What to work on ▸ In the listing below, identify each line with the word "this" and return those lines.

Recorded data ▸
>>

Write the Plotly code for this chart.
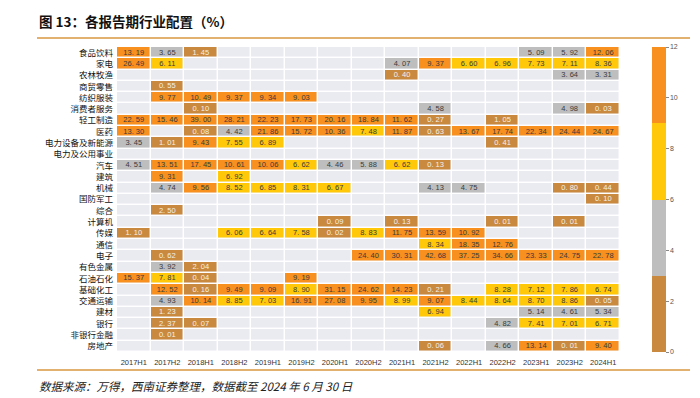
import math
import plotly.graph_objects as go

periods = ["2017H1", "2017H2", "2018H1", "2018H2", "2019H1", "2019H2", "2020H1", "2020H2",
           "2021H1", "2021H2", "2022H1", "2022H2", "2023H1", "2023H2", "2024H1"]

industries = ["食品饮料", "家电", "农林牧渔", "商贸零售", "纺织服装", "消费者服务", "轻工制造", "医药",
              "电力设备及新能源", "电力及公用事业", "汽车", "建筑", "机械", "国防军工", "综合", "计算机",
              "传媒", "通信", "电子", "有色金属", "石油石化", "基础化工", "交通运输", "建材", "银行",
              "非银行金融", "房地产"]

N = None
food      = [13.19, 3.65, 1.45, N, N, N, N, N, N, N, N, N, 5.09, 5.92, 12.06]
appliance = [26.49, 6.11, N, N, N, N, N, N, 4.07, 9.37, 6.60, 6.96, 7.73, 7.11, 8.36]
agri      = [N, N, N, N, N, N, N, N, 0.40, N, N, N, N, 3.64, 3.31]
retail    = [N, 0.55, N, N, N, N, N, N, N, N, N, N, N, N, N]
textile   = [N, 9.77, 10.49, 9.37, 9.34, 9.03, N, N, N, N, N, N, N, N, N]
consumer  = [N, N, 0.10, N, N, N, N, N, N, 4.58, N, N, N, 4.98, 0.03]
light     = [22.59, 15.46, 39.00, 28.21, 22.23, 17.73, 20.16, 18.84, 11.62, 0.27, N, 1.05, N, N, N]
pharma    = [13.30, N, 0.08, 4.42, 21.86, 15.72, 10.36, 7.48, 11.87, 0.63, 13.67, 17.74, 22.34, 24.44, 24.67]
newenergy = [3.45, 1.01, 9.43, 7.55, 6.89, N, N, N, N, N, N, 0.41, N, N, N]
utility   = [N] * 15
auto      = [4.51, 13.51, 17.45, 10.61, 10.06, 6.62, 4.46, 5.88, 6.62, 0.13, N, N, N, N, N]
construct = [N, 9.31, N, 6.92, N, N, N, N, N, N, N, N, N, N, N]
machinery = [N, 4.74, 9.56, 8.52, 6.85, 8.31, 6.67, N, N, 4.13, 4.75, N, N, 0.80, 0.44]
defense   = [N, N, N, N, N, N, N, N, N, N, N, N, N, N, 0.10]
composite = [N, 2.50, N, N, N, N, N, N, N, N, N, N, N, N, N]
computer  = [N, N, N, N, N, N, 0.09, N, 0.13, N, N, 0.01, N, 0.01, N]
media     = [1.10, N, N, 6.06, 6.64, 7.58, 0.02, 8.83, 11.75, 13.59, 10.92, N, N, N, N]
telecom   = [N, N, N, N, N, N, N, N, N, 8.34, 18.35, 12.76, N, N, N]
electron  = [N, 0.62, N, N, N, N, N, 24.40, 30.31, 42.68, 37.25, 34.66, 23.33, 24.75, 22.78]
metals    = [N, 3.92, 2.04, N, N, N, N, N, N, N, N, N, N, N, N]
petro     = [15.37, 7.81, 0.04, N, N, 9.19, N, N, N, N, N, N, N, N, N]
chemical  = [N, 12.52, 0.16, 9.49, 9.09, 8.90, 31.15, 24.62, 14.23, 0.21, N, 8.28, 7.12, 7.86, 6.74]
transport = [N, 4.93, 10.14, 8.85, 7.03, 16.91, 27.08, 9.95, 8.99, 9.07, 8.44, 8.64, 8.70, 8.86, 0.05]
buildmat  = [N, 1.23, N, N, N, N, N, N, N, 6.94, N, N, 5.14, 4.61, 5.34]
bank      = [N, 2.37, 0.07, N, N, N, N, N, N, N, N, 4.82, 7.41, 7.01, 6.71]
nonbank   = [N, 0.01, N, N, N, N, N, N, N, N, N, N, N, N, N]
realestate = [N, N, N, N, N, N, N, N, N, 0.06, N, 4.66, 13.14, 0.01, 9.40]

rows = [food, appliance, agri, retail, textile, consumer, light, pharma, newenergy, utility,
        auto, construct, machinery, defense, composite, computer, media, telecom, electron,
        metals, petro, chemical, transport, buildmat, bank, nonbank, realestate]

colorbar_ticks = [0, 2, 4, 6, 8, 10, 12]

BROWN = "#C9893F"
GRAY = "#BEBEBE"
YELLOW = "#FFC90A"
ORANGE = "#F7901E"
EMPTY = "#EAEAF1"

# page body has an 8px margin: lay the figure out in reference pixels minus 8
OFF = 8
W, H = 700 - OFF, 398 - OFF
PL, PR, PT, PB = 117, 620, 47, 352   # plot area in reference pixels
L, T = PL - OFF, PT - OFF
R, B = W - (PR - OFF), H - (PB - OFF)
PW = PR - PL
PH = PB - PT

def px_x(x):
    return (x - PL) / PW

def px_y(y):
    return 1 - (y - PT) / PH

z = [[(v if v is not None else math.nan) for v in r] for r in rows]
bg = [[1 for _ in periods] for _ in industries]

fig = go.Figure()
fig.add_trace(go.Heatmap(
    x=periods, y=industries, z=bg, colorscale=[[0, EMPTY], [1, EMPTY]],
    showscale=False, xgap=1.5, ygap=1.5, hoverinfo="skip"))
fig.add_trace(go.Heatmap(
    x=periods, y=industries, z=z, zmin=0, zmax=12,
    colorscale=[[0, BROWN], [0.25, BROWN], [0.25, GRAY], [0.5, GRAY],
                [0.5, YELLOW], [0.75, YELLOW], [0.75, ORANGE], [1, ORANGE]],
    xgap=1.5, ygap=1.5,
    colorbar=dict(x=px_x(652), xanchor="left", xpad=0, y=0.5, yanchor="middle", len=1,
                  lenmode="fraction", ypad=0, thickness=14, outlinewidth=0,
                  tickvals=colorbar_ticks, ticks="outside", ticklen=3, tickcolor="#888",
                  tickfont=dict(size=7, color="#555", family="Liberation Sans"))))

tx, ty, tt, tc = [], [], [], []
for name, r in zip(industries, rows):
    for p, v in zip(periods, r):
        if v is None:
            continue
        tx.append(p)
        ty.append(name)
        tt.append(f"{v:.2f}".replace(".", ". "))
        tc.append("#F4F0EA" if v < 3 else "#3A3A3A")
fig.add_trace(go.Scatter(x=tx, y=ty, text=tt, mode="text",
                         textfont=dict(size=7.5, color=tc, family="Liberation Sans"),
                         hoverinfo="skip", showlegend=False, cliponaxis=False))

fig.update_layout(
    width=W, height=H,
    margin=dict(l=L, r=R, t=T, b=B, autoexpand=False),
    paper_bgcolor="white", plot_bgcolor="white",
    showlegend=False,
    xaxis=dict(showgrid=False, zeroline=False, ticks="", automargin=False,
               range=[-0.5, len(periods) - 0.5], categoryorder="array", categoryarray=periods,
               tickfont=dict(size=7.5, color="#333", family="Liberation Sans"), tickangle=0,
               ticklabelstandoff=4),
    yaxis=dict(showgrid=False, zeroline=False, ticks="", automargin=False,
               range=[len(industries) - 0.5, -0.5], categoryorder="array", categoryarray=industries,
               tickfont=dict(size=8.5, color="#111", family="Noto Sans CJK SC"), ticklabelstandoff=3),
)

fig.add_annotation(xref="paper", yref="paper", x=px_x(37), y=px_y(21),
                   xanchor="left", yanchor="middle", showarrow=False,
                   text="<b>图 13：各报告期行业配置（%）</b>",
                   font=dict(size=13.5, color="#111", family="Noto Sans CJK SC"))
fig.add_annotation(xref="paper", yref="paper", x=px_x(37), y=px_y(386),
                   xanchor="left", yanchor="middle", showarrow=False,
                   text="<i>数据来源：万得，西南证券整理，数据截至 2024 年 6 月 30 日</i>",
                   font=dict(size=11.5, color="#222", family="Noto Sans CJK SC"))
fig.add_shape(type="line", xref="paper", yref="paper",
              x0=px_x(37), x1=px_x(690), y0=px_y(38), y1=px_y(38),
              line=dict(color="#D9963F", width=1.5))
fig.add_shape(type="line", xref="paper", yref="paper",
              x0=px_x(37), x1=px_x(690), y0=px_y(370), y1=px_y(370),
              line=dict(color="#D9963F", width=1.5))

fig.write_html("out.html")
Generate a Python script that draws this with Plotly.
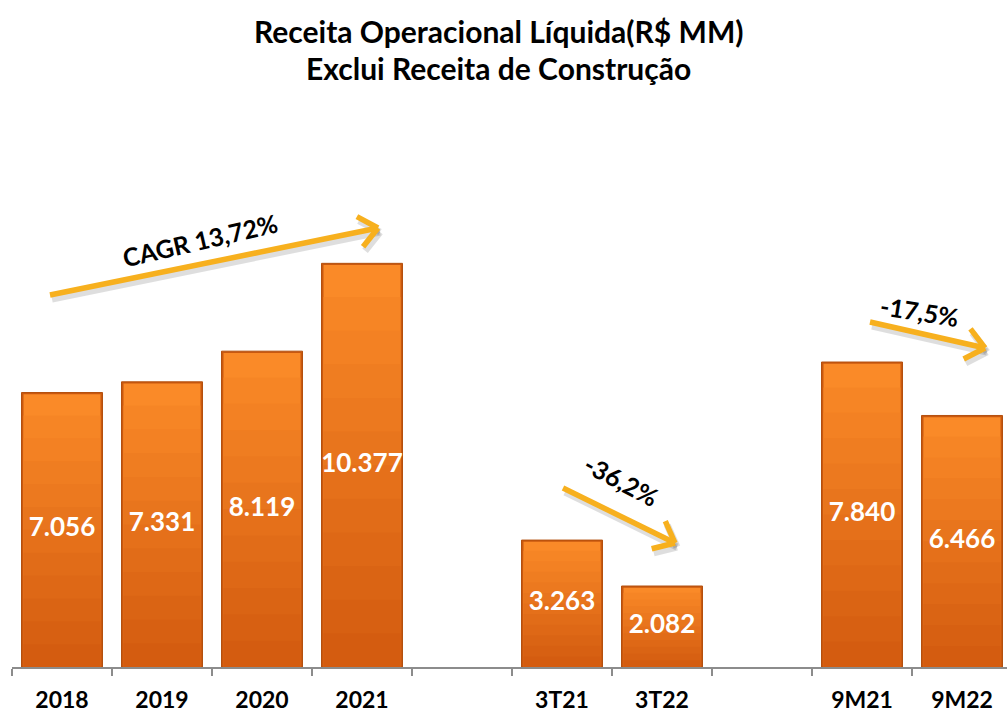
import math
import plotly.graph_objs as go

# dados
categorias = ["2018", "2019", "2020", "2021", " ", "3T21", "3T22", "  ", "9M21", "9M22"]
valores = [7056, 7331, 8119, 10377, None, 3263, 2082, None, 7840, 6466]
rotulos = ["7.056", "7.331", "8.119", "10.377", "", "3.263", "2.082", "", "7.840", "6.466"]

titulo1 = "Receita Operacional Líquida(R$ MM)"
titulo2 = "Exclui Receita de Construção"

# setas (posições em pixel da imagem, convertidas para dados)
setas = [
    dict(txt="CAGR 13,72%", tail=(50, 295), head=(378, 228), pos=(200, 240), ang=-13),
    dict(txt="-36,2%", tail=(563, 488), head=(675, 543), pos=(621, 480), ang=28),
    dict(txt="-17,5%", tail=(870, 322), head=(985, 348), pos=(919, 311), ang=9),
]

W, H = 1007, 713
ML, MB, MT = 12, 46, 100
SLOT = 100
ESCALA = 0.0389  # px por unidade
PH = H - MB - MT
YMAX = PH / ESCALA
FONT = "Lato"


def px2x(px):
    return (px - ML) / SLOT - 0.5


def py2y(py):
    return (H - MB - py) / ESCALA


fig = go.Figure()

# borda lateral mais escura (efeito de chanfro)
fig.add_trace(go.Bar(
    x=categorias, y=valores, width=0.81,
    marker=dict(color="#C9580F", line=dict(color="#B4500E", width=1)),
    hoverinfo="skip", showlegend=False,
))

# gradiente vertical por camadas (claro em cima, escuro embaixo)
topo = (250, 138, 40)
base = (212, 92, 16)
n = 12
for k in range(n):
    f = 1 - k / n
    t = k / (n - 1)
    c = tuple(int(topo[i] + (base[i] - topo[i]) * t) for i in range(3))
    fig.add_trace(go.Bar(
        x=categorias,
        y=[v * f - (45 if k == 0 else 0) if v is not None else None for v in valores],
        marker=dict(color="rgb(%d,%d,%d)" % c, line=dict(width=0)),
        width=0.77,
        hoverinfo="skip",
        showlegend=False,
    ))

fig.add_trace(go.Scatter(
    x=categorias,
    y=[v / 2 if v is not None else None for v in valores],
    text=rotulos,
    mode="text",
    textfont=dict(family=FONT, size=26, color="white", weight="bold"),
    showlegend=False,
    hoverinfo="skip",
))

shapes = []
annotations = []
cor_seta = "#F7B01E"
for s in setas:
    (tx, ty), (hx, hy) = s["tail"], s["head"]
    d = math.hypot(hx - tx, hy - ty)
    ux, uy = (hx - tx) / d, (hy - ty) / d
    segs = [((tx, ty), (hx, hy))]
    for a in (40, -40):
        r = math.radians(a)
        bx = ux * math.cos(r) - uy * math.sin(r)
        by = ux * math.sin(r) + uy * math.cos(r)
        segs.append(((hx - 24 * bx, hy - 24 * by), (hx, hy)))
    # sombra
    for (p0, p1) in segs:
        shapes.append(dict(type="line", xref="x", yref="y",
                           x0=px2x(p0[0] + 2), y0=py2y(p0[1] + 4),
                           x1=px2x(p1[0] + 2), y1=py2y(p1[1] + 4),
                           line=dict(color="rgba(0,0,0,0.13)", width=7)))
    for (p0, p1) in segs:
        shapes.append(dict(type="line", xref="x", yref="y",
                           x0=px2x(p0[0]), y0=py2y(p0[1]),
                           x1=px2x(p1[0]), y1=py2y(p1[1]),
                           line=dict(color=cor_seta, width=5.5)))
    annotations.append(dict(x=px2x(s["pos"][0]), y=py2y(s["pos"][1]), xref="x", yref="y",
                            text=s["txt"], showarrow=False, textangle=s["ang"],
                            font=dict(family=FONT, size=25, color="black", weight="bold")))

for t, py in [(titulo1, 31), (titulo2, 68)]:
    annotations.append(dict(x=(W / 2 - 5 - ML) / (W - ML), y=(H - MB - py) / PH,
                            xref="paper", yref="paper",
                            yanchor="middle", xanchor="center", text=t, showarrow=False,
                            font=dict(family=FONT, size=30, color="black", weight="bold")))

fig.update_layout(
    width=W, height=H,
    margin=dict(l=ML, r=0, t=MT, b=MB, autoexpand=False),
    plot_bgcolor="white", paper_bgcolor="white",
    barmode="overlay",
    shapes=shapes,
    annotations=annotations,
    xaxis=dict(type="category", range=[-0.5, 9.45], showline=True, linecolor="#8C8C8C",
               linewidth=1.5, ticks="outside", tickson="boundaries", ticklen=7,
               tickcolor="#8C8C8C", tickwidth=1.5, showgrid=False, ticklabelstandoff=12,
               tickfont=dict(family=FONT, size=23, color="black", weight="bold")),
    yaxis=dict(range=[0, YMAX], visible=False, showgrid=False),
)

# remove a margem padrão do <body> para a figura começar em (0, 0)
fig.write_html("out.html", config={"displayModeBar": False},
               post_script="document.body.style.margin='0';")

<<

Reply ▸
Write the Plotly code for this chart.
Generate a Python script that draws this with Plotly.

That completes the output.